At first glance, the 15-minutes chart of AUD/USD below has signs of a reversal double-bottom pattern as point C is higher than point A and point D is higher than point X. However, the graphical analysis based on XABCD formation showed that the chart setup is correspondent to the Crab pattern conditions as ratios between legs meet appropriate ranges of Fibonacci retracement levels. Therefore, a trader decided to open a short position at point D to follow the long-term trend. The stop-loss order was placed 30 pips above point D, but the price action reversed and went into the positive territory right away. After the exchange rate breached the support level at point B, the trader removed the stop-loss order to the non-risk mode.
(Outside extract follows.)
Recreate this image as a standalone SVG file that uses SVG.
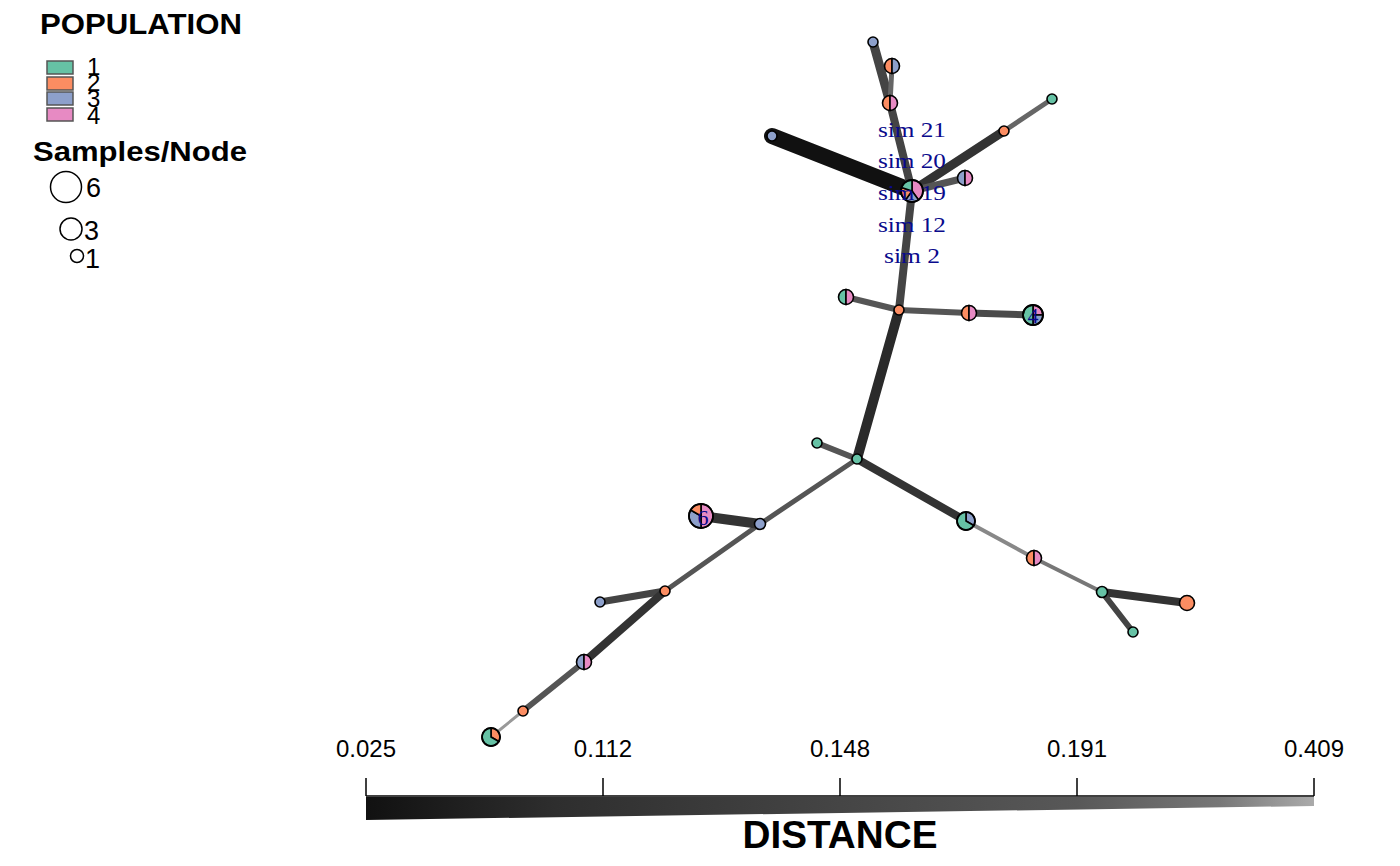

However, the downtrend resumed and both targets at point C and point A was achieved, so the trader took nice profits.

Examples of profitable deals


Crab patterns are widely used in the graphical analysis to spot trend continuations and apply trading strategies based on the following long-term trends. The mathematical background of the formation is based on Fibonacci retracement levels, which helps traders to identify price ranges where correction is likely to get exhausted and the previous trend is about to resume. Flexible ranges of ratios used to measure distances between the five touchpoints of the formation allow traders to apply the harmonic graphical analysis on any asset and any timeframe. On top of that, Crab patterns are powerful instruments to define reasonable stop-loss orders and accurate levels to take profits, keeping affordable profit-to-loss ratio and executing rules of risk management.